Metro Phoenix is an international cornucopia for food lovers. From Peru to Vietnam, Italy to Mexico, our restaurants allow us to take a virtual tour of the world's cuisine without ever straying too far from the 101. Here are five ethnic restaurants that you may want to try real soon.
Tea Light Cafe
7000 East Mayo Boulevard #1084
The Valley has a surprisingly robust constellation of Vietnamese restaurants. One gem is Tea Light Cafe, not far from the Scottsdale Road exit off of Highway 101. This long nook of a restaurant with low light and modest tables is a small place with a lot of regulars that cooks just a few foods, and cooks them well. Cold noodles. Rice plates. Salads. Pho. Pho options are beef, chicken, vegetable, and shrimp. A bowl of shrimp pho is light, the elements thoughtful, the flavors dialed down, the low volume befitting the fragrant nature of the tiny shrimp buoyed to the clear surface of the broth. A plate of optional add-ons comes on the side. Bean sprouts. Lime wedge. Basil. Jalapenos. Tea Light also offers a saucer of peppered lemon juice. This adds some zip to the broth and jives with the standard cilantro, throwing the flavors off the shrimp into bracing relief.
1006 East Warner Road, Tempe
Ghost Ranch, the south Tempe restaurant Aaron Chamberlin opened in August, looks to bring novelty to Southwestern cuisine. Chamberlin, who masterminds four restaurants including Taco Chelo, says his newest serves food “from Baja California to Texas.” The chefs at Ghost Ranch cook enchiladas with chile Colorado. The dish speaks to how Chamberlin and his crew hope to jolt Southwestern. The tortillas are corn. The toppings are slivered. A forest of purple cabbage, onion, and radishes. Crema provides a link to the time-tested schematic of enchiladas that are all creamy, all melting. When slurping the chile, you expect a roasty haymaker. But this chile has a gentle heat that seems to respect the more elusive qualities of the rare chimayo that Chamberlin sources. This dish is just one example of the approach at Ghost Ranch, an approach geared toward airier zones of Southwestern flavor.
2605 North Seventh Street
El Chullo is an underrated Peruvian Restaurant on Seventh Street in central Phoenix. The beef heart is a $10 starter that could be a meal. An order comes with two skewers, five heart medallions per skewer, the long metal spikes projecting over their plate. Eating beef heart is tapping into dark new dimensions of flavor.
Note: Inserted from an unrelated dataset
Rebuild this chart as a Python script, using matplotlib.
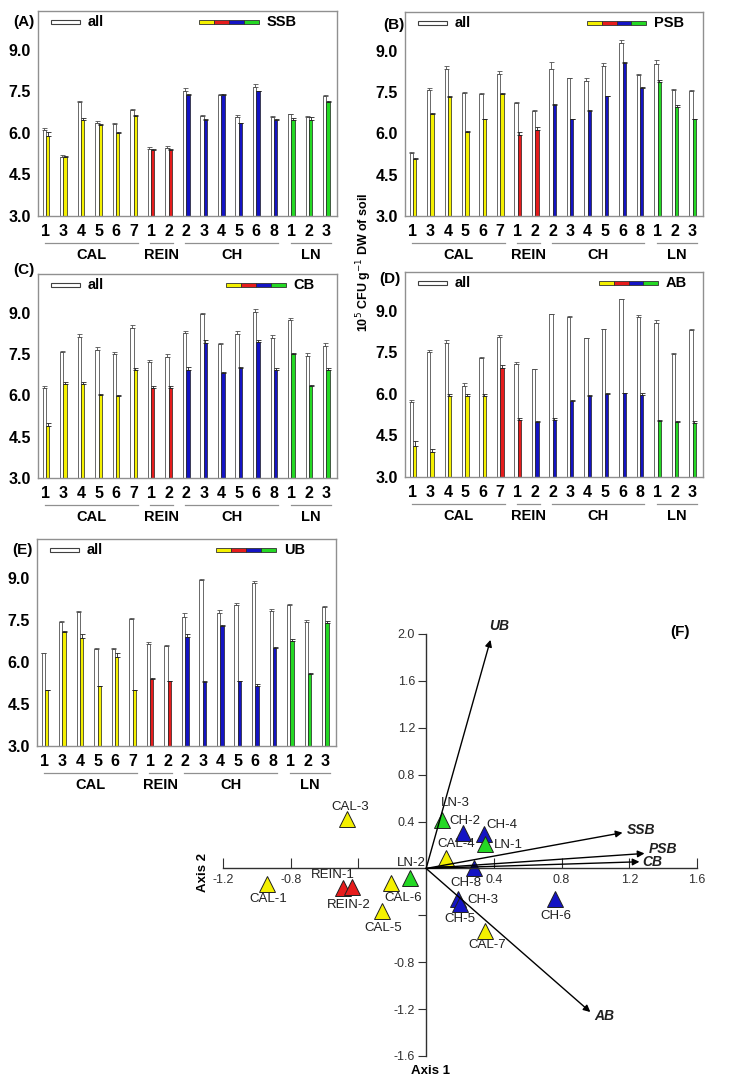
import numpy as np
import matplotlib.pyplot as plt
from matplotlib.patches import Rectangle
from matplotlib.transforms import blended_transform_factory

plt.rcParams['font.family'] = ['Liberation Sans', 'DejaVu Sans']

# sites (x tick labels) and their groups
sites = ['1', '3', '4', '5', '6', '7', '1', '2', '2', '3', '4', '5', '6', '8', '1', '2', '3']
groups = [('CAL', 0, 5), ('REIN', 6, 7), ('CH', 8, 13), ('LN', 14, 16)]

# (A) SSB
ssb_all = [6.10, 5.14, 7.10, 6.35, 6.33, 6.83, 5.42, 5.45, 7.53, 6.61, 7.37, 6.59, 7.65, 6.59, 6.67, 6.57, 7.34]
ssb_all_err = [0.08, 0.06, 0.06, 0.08, 0.02, 0.04, 0.08, 0.07, 0.08, 0.02, 0.03, 0.05, 0.12, 0.02, 0.02, 0.03, 0.02]
ssb = [5.89, 5.12, 6.45, 6.29, 5.99, 6.61, 5.39, 5.39, 7.37, 6.45, 7.37, 6.35, 7.50, 6.45, 6.47, 6.47, 7.13]
ssb_err = [0.13, 0.05, 0.07, 0.04, 0.06, 0.03, 0.02, 0.04, 0.04, 0.06, 0.03, 0.02, 0.02, 0.05, 0.07, 0.10, 0.02]

# (B) PSB
psb_all = [5.30, 7.57, 8.32, 7.47, 7.41, 8.15, 7.09, 6.81, 8.32, 7.99, 7.91, 8.44, 9.26, 8.11, 8.50, 7.57, 7.55]
psb_all_err = [0.02, 0.06, 0.12, 0.02, 0.05, 0.10, 0.03, 0.02, 0.28, 0.03, 0.10, 0.12, 0.12, 0.05, 0.15, 0.03, 0.02]
psb = [5.06, 6.70, 7.33, 6.04, 6.51, 7.41, 5.94, 6.12, 7.03, 6.51, 6.81, 7.35, 8.56, 7.63, 7.87, 6.97, 6.51]
psb_err = [0.05, 0.02, 0.02, 0.03, 0.01, 0.05, 0.10, 0.10, 0.02, 0.02, 0.02, 0.02, 0.04, 0.05, 0.07, 0.04, 0.02]

# (C) CB
cb_all = [6.27, 7.56, 8.13, 7.65, 7.50, 8.44, 7.20, 7.38, 8.25, 8.94, 7.86, 8.22, 9.03, 8.08, 8.73, 7.44, 7.80]
cb_all_err = [0.06, 0.05, 0.10, 0.10, 0.08, 0.10, 0.08, 0.12, 0.10, 0.05, 0.03, 0.10, 0.10, 0.12, 0.08, 0.08, 0.10]
cb = [4.90, 6.40, 6.40, 6.00, 5.97, 6.90, 6.27, 6.27, 6.90, 7.90, 6.80, 7.00, 7.95, 6.90, 7.50, 6.33, 6.90]
cb_err = [0.10, 0.08, 0.10, 0.04, 0.04, 0.10, 0.05, 0.05, 0.12, 0.10, 0.06, 0.03, 0.06, 0.10, 0.02, 0.03, 0.10]

# (D) AB
ab_all = [5.69, 7.53, 7.83, 6.27, 7.31, 8.04, 7.07, 6.89, 8.87, 8.79, 8.01, 8.33, 9.41, 8.76, 8.55, 7.43, 8.31]
ab_all_err = [0.10, 0.06, 0.12, 0.12, 0.02, 0.10, 0.08, 0.02, 0.02, 0.02, 0.02, 0.02, 0.02, 0.08, 0.10, 0.06, 0.02]
ab = [4.13, 3.92, 5.91, 5.91, 5.93, 6.93, 5.06, 4.97, 5.06, 5.76, 5.93, 6.00, 6.03, 5.97, 5.03, 4.97, 4.94]
ab_err = [0.16, 0.10, 0.10, 0.08, 0.08, 0.10, 0.08, 0.06, 0.06, 0.02, 0.02, 0.04, 0.02, 0.08, 0.02, 0.05, 0.08]

# (E) UB
ub_all = [6.31, 7.43, 7.79, 6.47, 6.45, 7.53, 6.66, 6.57, 7.62, 8.93, 7.77, 8.03, 8.82, 7.83, 8.04, 7.44, 7.97]
ub_all_err = [0.02, 0.05, 0.05, 0.02, 0.05, 0.05, 0.05, 0.05, 0.12, 0.05, 0.08, 0.08, 0.08, 0.06, 0.02, 0.05, 0.05]
ub = [4.99, 7.07, 6.87, 5.13, 6.19, 4.99, 5.40, 5.31, 6.90, 5.30, 7.29, 5.31, 5.13, 6.51, 6.77, 5.57, 7.38]
ub_err = [0.01, 0.05, 0.15, 0.03, 0.13, 0.01, 0.03, 0.01, 0.10, 0.02, 0.03, 0.02, 0.07, 0.04, 0.05, 0.04, 0.10]

# (F) ordination scores
pt_names = ['CAL-1', 'CAL-3', 'CAL-4', 'CAL-5', 'CAL-6', 'CAL-7', 'REIN-1', 'REIN-2',
            'CH-2', 'CH-3', 'CH-4', 'CH-5', 'CH-6', 'CH-8', 'LN-1', 'LN-2', 'LN-3']
pt_x = [-0.94, -0.47, 0.12, -0.26, -0.21, 0.35, -0.49, -0.44, 0.22, 0.19, 0.34, 0.20, 0.76, 0.28, 0.35, -0.095, 0.093]
pt_y = [-0.13, 0.42, 0.085, -0.36, -0.12, -0.53, -0.17, -0.16, 0.30, -0.26, 0.29, -0.30, -0.26, 0.0, 0.205, -0.085, 0.41]
vec_names = ['UB', 'SSB', 'PSB', 'CB', 'AB']
vec_x = [0.38, 1.16, 1.29, 1.26, 0.97]
vec_y = [1.95, 0.305, 0.128, 0.057, -1.225]

YEL, RED, BLU, GRN = '#f4f000', '#e61c1c', '#1414c4', '#24d824'
colors = [YEL] * 6 + [RED] * 2 + [BLU] * 6 + [GRN] * 3
colors_ab = [YEL] * 5 + [RED] * 2 + [BLU] * 7 + [GRN] * 3
pt_colors = [YEL] * 6 + [RED] * 2 + [BLU] * 6 + [GRN] * 3

fig = plt.figure(figsize=(7.39, 10.85), dpi=100)
W, H = 739.0, 1085.0


def pax(l, t, r, b):
    return fig.add_axes([l / W, 1 - b / H, (r - l) / W, (b - t) / H])


def bar_panel(ax, all_v, all_e, v, e, cols, name, letter, lab_xy, leg_x):
    x = np.arange(len(sites))
    w = 0.19
    ax.bar(x - w / 2, all_v, w, color='white', edgecolor='#505050', linewidth=0.6)
    ax.bar(x + w / 2, v, w, color=cols, edgecolor='#202020', linewidth=0.5)
    ax.errorbar(x - w / 2, all_v, yerr=[np.zeros(len(x)), all_e], fmt='none',
                ecolor='#505050', elinewidth=0.6, capsize=1.8, capthick=0.6)
    ax.errorbar(x + w / 2, v, yerr=[np.zeros(len(x)), e], fmt='none',
                ecolor='#202020', elinewidth=0.6, capsize=1.8, capthick=0.6)
    ax.set_xlim(-0.45, 16.6)
    ax.set_ylim(3.0, 10.4)
    ax.set_yticks([3.0, 4.5, 6.0, 7.5, 9.0])
    ax.set_yticklabels(['3.0', '4.5', '6.0', '7.5', '9.0'], fontsize=11.5, fontweight='bold')
    ax.set_xticks(x)
    ax.set_xticklabels(sites, fontsize=11.5, fontweight='bold')
    ax.tick_params(length=0, pad=5)
    ax.tick_params(axis='x', pad=6)
    for s in ax.spines.values():
        s.set_color('#909090')
        s.set_linewidth(1.0)
    tr = blended_transform_factory(ax.transData, ax.transAxes)
    for g, i0, i1 in groups:
        ax.plot([i0 - 0.05, i1 + 0.25], [-0.13, -0.13], color='#909090', lw=0.9,
                transform=tr, clip_on=False)
        ax.text((i0 + i1) / 2 + 0.1, -0.19, g, transform=tr, ha='center', va='center',
                fontsize=10.5, fontweight='bold')
    # legend
    ax.add_patch(Rectangle((0.042, 0.937), 0.1, 0.02, transform=ax.transAxes,
                           facecolor='white', edgecolor='#404040', lw=0.8))
    ax.text(0.165, 0.947, 'all', transform=ax.transAxes, va='center', fontsize=10.5,
            fontweight='bold')
    for k, c in enumerate([YEL, RED, BLU, GRN]):
        ax.add_patch(Rectangle((leg_x + k * 0.05, 0.937), 0.05, 0.02, transform=ax.transAxes,
                               facecolor=c, edgecolor='#303030', lw=0.6))
    ax.text(leg_x + 0.225, 0.947, name, transform=ax.transAxes, va='center', fontsize=10.5,
            fontweight='bold')
    ax.text(lab_xy[0], lab_xy[1], letter, transform=ax.transAxes, ha='center', va='center',
            fontsize=11, fontweight='bold')


axA = pax(38, 11, 337, 216)
bar_panel(axA, ssb_all, ssb_all_err, ssb, ssb_err, colors, 'SSB', '(A)', (-0.047, 0.946), 0.54)
axB = pax(405, 12, 703, 216)
bar_panel(axB, psb_all, psb_all_err, psb, psb_err, colors, 'PSB', '(B)', (-0.037, 0.936), 0.61)
axC = pax(38, 274, 337, 478)
bar_panel(axC, cb_all, cb_all_err, cb, cb_err, colors, 'CB', '(C)', (-0.047, 1.02), 0.63)
axD = pax(405, 272, 703, 477)
bar_panel(axD, ab_all, ab_all_err, ab, ab_err, colors_ab, 'AB', '(D)', (-0.05, 0.966), 0.65)
axE = pax(37, 539, 336, 746)
bar_panel(axE, ub_all, ub_all_err, ub, ub_err, colors, 'UB', '(E)', (-0.05, 0.947), 0.60)

fig.text(364 / W, 1 - 262 / H, r'10$^5$ CFU g$^{-1}$ DW of soil', rotation=90,
         ha='center', va='center', fontsize=9, fontweight='bold')

# (F) biplot
axF = pax(223, 634, 697, 1056)
axF.set_xlim(-1.2, 1.6)
axF.set_ylim(-1.6, 2.0)
for s in ['top', 'right']:
    axF.spines[s].set_visible(False)
axF.spines['left'].set_position(('data', 0))
axF.spines['bottom'].set_position(('data', 0))
for s in ['left', 'bottom']:
    axF.spines[s].set_color('#303030')
    axF.spines[s].set_linewidth(1.0)
axF.set_xticks([-1.2, -0.8, -0.4, 0.4, 0.8, 1.2, 1.6])
axF.set_xticklabels(['-1.2', '-0.8', '', '0.4', '0.8', '1.2', '1.6'], fontsize=9, color='#303030')
axF.set_yticks([-1.6, -1.2, -0.8, -0.4, 0.4, 0.8, 1.2, 1.6, 2.0])
axF.set_yticklabels(['-1.6', '-1.2', '-0.8', '', '0.4', '0.8', '1.2', '1.6', '2.0'],
                    fontsize=9, color='#303030')
axF.tick_params(axis='x', direction='in', length=7, pad=4, color='#303030')
axF.tick_params(axis='y', direction='out', length=6, pad=2, color='#303030')
axF.patch.set_alpha(0)

for vx, vy in zip(vec_x, vec_y):
    axF.annotate('', xy=(vx, vy), xytext=(0, 0),
                 arrowprops=dict(arrowstyle='-|>', color='black', lw=1.0,
                                 mutation_scale=10, shrinkA=0, shrinkB=0))
vec_lab = {'UB': (0.43, 2.07), 'SSB': (1.27, 0.33), 'PSB': (1.40, 0.17),
           'CB': (1.335, 0.057), 'AB': (1.05, -1.26)}
for n in vec_names:
    axF.text(vec_lab[n][0], vec_lab[n][1], n, ha='center', va='center', fontsize=10,
             fontweight='bold', style='italic', color='#202020')

for px, py, c in zip(pt_x, pt_y, pt_colors):
    axF.plot(px, py, marker='^', ms=11, color=c, mec='#202020', mew=0.7, ls='none')

pt_lab = {'CAL-1': (-0.93, -0.262), 'CAL-3': (-0.45, 0.527), 'CAL-4': (0.176, 0.205),
          'CAL-5': (-0.252, -0.504), 'CAL-6': (-0.138, -0.256), 'CAL-7': (0.363, -0.65),
          'REIN-1': (-0.554, -0.057), 'REIN-2': (-0.46, -0.316), 'CH-2': (0.229, 0.407),
          'CH-3': (0.335, -0.271), 'CH-4': (0.448, 0.37), 'CH-5': (0.197, -0.43),
          'CH-6': (0.767, -0.405), 'CH-8': (0.233, -0.128), 'LN-1': (0.487, 0.199),
          'LN-2': (-0.085, 0.048), 'LN-3': (0.172, 0.561)}
for n in pt_names:
    axF.text(pt_lab[n][0], pt_lab[n][1], n, ha='center', va='center', fontsize=9.5,
             color='#202020')

fig.text(203 / W, 1 - 872 / H, 'Axis 2', rotation=90, ha='center', va='center',
         fontsize=9.5, fontweight='bold')
fig.text(430 / W, 1 - 1071 / H, 'Axis 1', ha='center', va='center', fontsize=9.5,
         fontweight='bold')
fig.text(680 / W, 1 - 632 / H, '(F)', ha='center', va='center', fontsize=11,
         fontweight='bold')

fig.savefig('out.png', dpi=100)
The metallic undertows and low tones of funk that slumber in offal to varying degrees recast meat into something beyond what you get from skirt, plate, brisket. Eating beef heart is living. It is trying new things, leaping outside your comfort zone (or routine), pulling grilled brown sails of meat from hot skewers, leaking juice, bursting with flavor that reminds you that your food was once alive. It also provides windows: to the past, to other cultures, to things you have seen or read about in distant places. The grilled hearts at El Chullo have a rugged cattle hustler feel to them. Digging right in, despite the waitress’s cautions, is one way wake yourself up during a bland day, to look outside the window to downtown, and to see more than what is there.
6007 North 16th Street
A Bakeshop in Phoenix specializes in Sicilian pastries. Owner Andrea Tuck does much more than Sicilian pastries, including custom cakes and macarons, but has a strong bond to the island south of mainland Italy. A Bakeshop's Sicilian sweets are ricotta cookies, cheesecake, cannoli, and cassata. Cannoli shells rest empty in the display case. This is because they are filled with cream to order. That cream is sweetened ricotta on the compact side, shot through with tiny chocolate chips, and perfumed with a cool hint of cinnamon. Tuck’s two-bite ricotta cookies, smeared with vanilla icing and sprinkled, are puffy and light from use of the cheese. The cookie is barely sweet. She typically shoots for pastries “not too sweet, so people can actually finish the whole dessert.” Tuck bakes from the recipes of her great grandmother, Lilian Marchese. Marchese was from Palermo, capital of Sicily.
TEG Torta Shop
2518 North 16th Street
TEG Torta Shop (formerly Tortas el Guero), the humble but great torta hall on 16th Street, has a menu jammed with just over a dozen tortas. This is a menu with no weak links. The tortas are based on more traditional preparations (carne asada, ham and cheese, cochinita pibil) but range to a few selections you might be a little more surprised to see in a Mexican torta shop (Hawaiian and Cuban sandwiches). There is even a turkey tail torta. But the torta ahogada is a standout. “Ahogada” means drowned. It refers to the chile sauce situation, and at TEG the chile sauce is made from chile de arbol. It is spicy even for heat-seekers. Owner and manager Gustavo Lom says that his torta ahogada is a sandwich more on the traditional end. In this age of food when the new and the visually neon are drugs to many eaters, when people tend to eat with their eyes and iPhones, we could use a few more good old fashioned artful chile hurricanes.